Awarded by Head of the House of Prussia
- Type: State Order (formerly) House Order (currently)
- Royal house: House of Prussia
- Ribbon: White with a Black stripe in the middle and either side
- Status: Unconstituted
- Sovereign: Georg Friedrich, Prince of Prussia
- Grades: Knight With Collar Knight/Dame Commander Knight/Dame Officer Knight/Dame

Precedence
- Next (higher): Order of Louise

= Wilhelm-Orden =

The Imperial and Royal Order of Wilhelm (in English "William-Order") was instituted on 18 January 1896 by the German Emperor and King of Prussia Willhelm II as a high civilian award, and was dedicated to the memory of his grandfather Emperor William I "the Great".

==Insignia==
The insignia of the Order consisted of a golden medal with the portrait of William I, surrounded by a golden wreath and suspended from a heavy golden collar.

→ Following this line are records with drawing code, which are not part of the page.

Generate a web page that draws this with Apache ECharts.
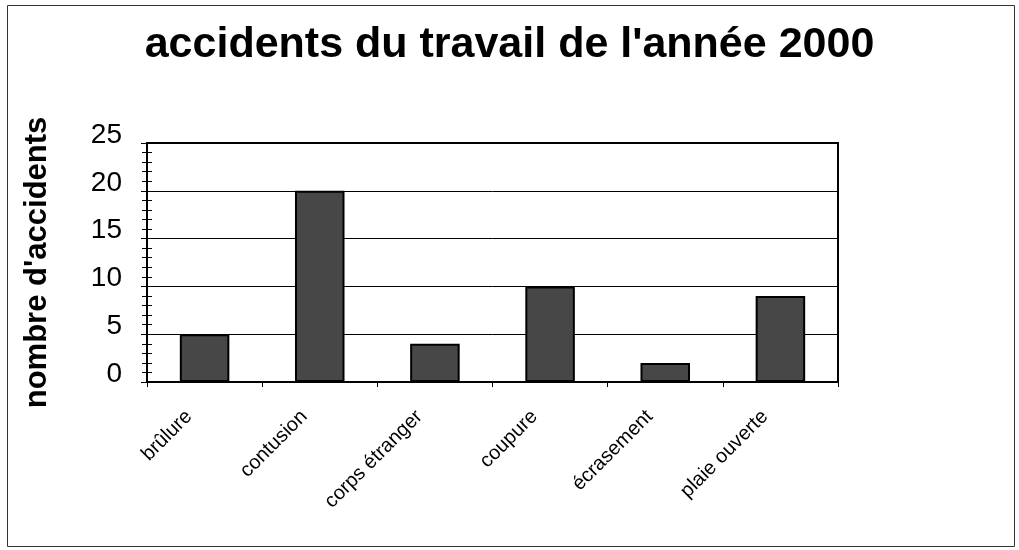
<!DOCTYPE html>
<html>
<head>
<meta charset="utf-8">
<script src="https://cdn.jsdelivr.net/npm/echarts@6/dist/echarts.min.js"></script>
<style>html,body{margin:0;padding:0;background:#fff}#c{width:1019px;height:550px}</style>
</head>
<body>
<div id="c"></div>
<script>
const titleText = "accidents du travail de l'année 2000";
const yAxisName = "nombre d'accidents";
const categories = ["brûlure", "contusion", "corps étranger", "coupure", "écrasement", "plaie ouverte"];
const values = [5, 20, 4, 10, 2, 9];

const chart = echarts.init(document.getElementById('c'));
const font = "'Liberation Sans', Arial, sans-serif";
chart.setOption({
  animation: false,
  backgroundColor: '#fff',
  graphic: [{
    type: 'rect', shape: {x: 7.5, y: 5.5, width: 1007, height: 541},
    style: {fill: 'none', stroke: '#333', lineWidth: 1}, silent: true
  }],
  title: {
    text: titleText, left: 'center', top: 19,
    textStyle: {fontFamily: font, fontWeight: 'bold', fontSize: 43, color: '#000'}
  },
  grid: {left: 147, top: 143, width: 691, height: 239, show: true, borderColor: '#000', borderWidth: 2, backgroundColor: 'transparent'},
  xAxis: {
    type: 'category', data: categories,
    axisLine: {lineStyle: {color: '#000', width: 2}},
    axisTick: {show: true, length: 5, lineStyle: {color: '#000', width: 1}},
    axisLabel: {rotate: 45, fontFamily: font, fontSize: 20, color: '#000', margin: 16, padding: [0, 22, 0, 0], interval: 0}
  },
  yAxis: [{
    type: 'value', min: 0, max: 25, interval: 5,
    name: yAxisName, nameLocation: 'middle', nameGap: 94,
    nameTextStyle: {fontFamily: font, fontWeight: 'bold', fontSize: 31, color: '#000'},
    axisLine: {show: true, lineStyle: {color: '#000', width: 2}},
    axisTick: {show: true, length: 6, lineStyle: {color: '#000', width: 1}},
    minorTick: {show: true, splitNumber: 5, length: 5, lineStyle: {color: '#000', width: 1}},
    splitLine: {show: true, lineStyle: {color: '#000', width: 1}},
    axisLabel: {fontFamily: font, fontSize: 28, color: '#000', margin: 25, verticalAlign: 'bottom', lineHeight: 16}
  }, {
    type: 'value', min: 0, max: 25, interval: 5, position: 'left',
    axisLine: {show: false},
    axisTick: {show: true, inside: true, length: 6, lineStyle: {color: '#000', width: 1}},
    minorTick: {show: true, splitNumber: 5, length: 5, lineStyle: {color: '#000', width: 1}},
    splitLine: {show: false},
    axisLabel: {show: false}
  }],
  series: [{
    type: 'bar', data: values, barWidth: '43%',
    itemStyle: {color: '#474747', borderColor: '#000', borderWidth: 2}
  }]
});
</script>
</body>
</html>
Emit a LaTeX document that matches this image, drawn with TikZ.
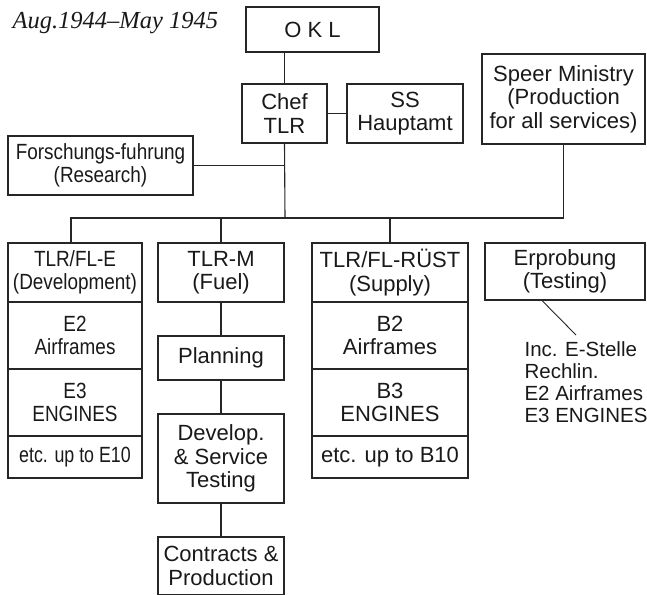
\documentclass[tikz,border=0pt]{standalone}
\usepackage{fontspec}
\setmainfont{Liberation Sans}
\newfontfamily\titlefont{Liberation Serif}
\newfontfamily\condfont[FakeStretch=0.86]{Liberation Sans}
\newfontfamily\condfontb[FakeStretch=0.81]{Liberation Sans}
\begin{document}
\begin{tikzpicture}[x=1pt,y=-1pt,
  line width=1.1pt,
  every node/.style={text=black!90},
  box/.style 2 args={draw=black!85, line width=1.1pt, minimum width=#1, minimum height=#2,
    inner sep=0pt, align=center, font=\fontsize{22}{23.5}\selectfont},
  cbox/.style 2 args={box={#1}{#2}, font=\condfont\fontsize{22}{23.5}\selectfont},
  link/.style={draw=black!85, line width=1.1pt}]
\useasboundingbox (0,0) rectangle (647,594);
\clip (0,0) rectangle (647,594);

\node[anchor=base west, inner sep=0pt, font=\titlefont\itshape\fontsize{24.5}{26}\selectfont] (title) at (12,29) {Aug.1944–May 1945};

\node[box={133}{45}] (okl) at (312.5,29.5) {O K L};
\node[box={85}{59}] (chef) at (284.5,113.5) {Chef\\TLR};
\node[box={116}{59}] (ss) at (405,113.5) {SS\\Hauptamt};
\node[box={163}{90}] (speer) at (563.5,99) {Speer Ministry\\(Production\\for all services)};
\node[cbox={185}{59}] (forsch) at (100.5,165.5) {Forschungs-fuhrung\\(Research)};

% left column
\node[cbox={134}{59}] (eh) at (75,272.5) {TLR/FL-E\\(Development)};
\node[cbox={134}{67}] (e2) at (75,335.5) {E2\\Airframes};
\node[cbox={134}{67}] (e3) at (75,402.5) {E3\\ENGINES};
\node[cbox={134}{42}, font=\condfontb\fontsize{22}{23.5}\selectfont] (e10) at (75,457) {etc. up to E10};

% middle column
\node[box={126}{59}] (mh) at (221,272.5) {TLR-M\\(Fuel)};
\node[box={126}{44}] (plan) at (221,358) {Planning};
\node[box={126}{89}] (dev) at (221,458.5) {Develop.\\\&~Service\\Testing};
\node[box={126}{58}] (contr) at (221,566) {Contracts \&\\Production};

% right column
\node[box={156}{59}] (rh) at (390,272.5) {TLR/FL-RÜST\\(Supply)};
\node[box={156}{67}] (b2) at (390,335.5) {B2\\Airframes};
\node[box={156}{67}] (b3) at (390,402.5) {B3\\ENGINES};
\node[box={156}{42}] (b10) at (390,457) {etc. up to B10};

% testing
\node[box={160}{57}] (erp) at (565,271.5) {Erprobung\\(Testing)};
\node[anchor=north west, inner sep=0pt, align=left, font=\fontsize{20.5}{22}\selectfont] (info) at (524,341) {Inc. E-Stelle\\Rechlin.\\E2 Airframes\\E3 ENGINES};
\coordinate (tip) at (576,335);

% connectors
\coordinate (bus) at (285,218);
\draw[link] (chef.north) -- (chef.north |- okl.south);
\draw[link] (chef.east) -- (ss.west);
\draw[link] (chef.south) -- (bus);
\draw[link] (forsch.east) -- (forsch.east -| bus);
\draw[link] (speer.south) |- ([xshift=-4pt]eh.north |- bus) -- ([xshift=-4pt]eh.north);
\draw[link] (mh.north) -- (mh.north |- bus);
\draw[link] (rh.north) -- (rh.north |- bus);
\draw[link] (mh.south) -- (plan.north);
\draw[link] (plan.south) -- (dev.north);
\draw[link] (dev.south) -- (contr.north);
\draw[link, line width=0.9pt] ([xshift=-23pt]erp.south) -- (tip);
\end{tikzpicture}
\end{document}
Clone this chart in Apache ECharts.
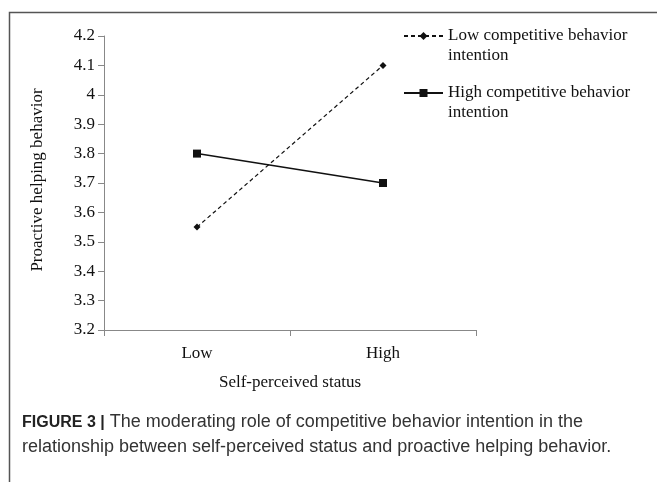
<!DOCTYPE html>
<html>
<head>
<meta charset="utf-8">
<script src="https://cdn.jsdelivr.net/npm/echarts@6/dist/echarts.min.js"></script>
<style>html,body{margin:0;padding:0;background:#fff;}#c{width:657px;height:482px;}</style>
</head>
<body>
<div id="c"></div>
<script>
var categories = ['Low', 'High'];
var lowIntention = [3.55, 4.1];
var highIntention = [3.8, 3.7];
var seriesNames = ['Low competitive behavior intention', 'High competitive behavior intention'];
var legendLines = {
  'Low competitive behavior intention': ['Low competitive behavior', 'intention'],
  'High competitive behavior intention': ['High competitive behavior', 'intention']
};
var serif = '"Liberation Serif", "Times New Roman", serif';
var sans = '"Liberation Sans", Arial, sans-serif';
var chart = echarts.init(document.getElementById('c'), null, {renderer: 'canvas'});
chart.setOption({
  animation: false,
  backgroundColor: '#fff',
  graphic: [{
    type: 'rect', left: 7, top: 10, silent: true,
    shape: {width: 700, height: 500},
    style: {fill: 'none', stroke: '#555', lineWidth: 1.5}
  }],
  title: {
    left: 17, top: 405,
    text: '{b|FIGURE 3 |} The moderating role of competitive behavior intention in the\nrelationship between self-perceived status and proactive helping behavior.',
    textStyle: {
      fontFamily: sans, fontSize: 18, fontWeight: 'normal', color: '#333', lineHeight: 25,
      rich: {b: {fontFamily: sans, fontSize: 16, fontWeight: 'bold', color: '#222', lineHeight: 25}}
    }
  },
  legend: {
    orient: 'vertical', left: 398, top: 1,
    itemWidth: 39, itemHeight: 10, itemGap: -3,
    data: seriesNames,
    formatter: function (n) { return '\n' + legendLines[n].join('\n'); },
    textStyle: {fontFamily: serif, fontSize: 17, color: '#111', lineHeight: 20}
  },
  grid: {left: 104, right: 181, top: 36, bottom: 152},
  xAxis: {
    type: 'category', data: categories, boundaryGap: true,
    name: 'Self-perceived status', nameLocation: 'middle', nameGap: 44,
    nameTextStyle: {fontFamily: serif, fontSize: 17, color: '#111'},
    axisLine: {lineStyle: {color: '#888', width: 1}},
    axisTick: {show: true, length: 6, lineStyle: {color: '#888'}},
    axisLabel: {fontFamily: serif, fontSize: 17, color: '#111', margin: 15},
    splitLine: {show: false}
  },
  yAxis: {
    type: 'value', min: 3.2, max: 4.2, interval: 0.1,
    name: 'Proactive helping behavior', nameLocation: 'middle', nameGap: 58, nameRotate: 90,
    nameTextStyle: {fontFamily: serif, fontSize: 17, color: '#111', padding: [0, 0, 0, 6]},
    axisLine: {show: true, lineStyle: {color: '#888', width: 1}},
    axisTick: {show: true, length: 6, lineStyle: {color: '#888'}},
    axisLabel: {fontFamily: serif, fontSize: 17, color: '#111', margin: 9,
      formatter: function (v) { return String(Math.round(v * 10) / 10); }},
    splitLine: {show: false}
  },
  series: [{
    name: seriesNames[0], type: 'line', data: lowIntention,
    symbol: 'diamond', symbolSize: 7,
    lineStyle: {color: '#111', width: 1.2, type: [4, 3]},
    itemStyle: {color: '#111'}
  }, {
    name: seriesNames[1], type: 'line', data: highIntention,
    symbol: 'rect', symbolSize: 8,
    lineStyle: {color: '#111', width: 1.5, type: 'solid'},
    itemStyle: {color: '#111'}
  }]
});
</script>
</body>
</html>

This collar with a weight of 222 grams bore the words WIRKE IM ANDENKEN AN KAISER WILHELM DEN GROSSEN (English: "Work in the memory of Emperor William the Great") and was designed by the jewellers Emil Weigand and Otto Schultz.

==List of recipients==
The order was very exclusive. One of the first to be decorated was Otto von Bismarck. Also among the recipients were:

- Heinrich von Stephan, General Post Director - 1896.
- Count Arthur von Posadowsky-Wehner, politician - 27 January 1900 - on the occasion of the Emperor´s birthday.
- Princess Marie Elisabeth of Saxe-Meiningen, musician and composer - 28 August 1913 - the last recipient of the Order.

==See also==
There are other decorations with this or a similar name:

- The highest decoration for valour in the Netherlands is the Military Order of William (1815)
- The elector of Hesse-Kassel (or Hesse-Cassel) instituted a "Wilhelmsorden" in 1851 in honor of Friedrich Wilhelm I of Hesse.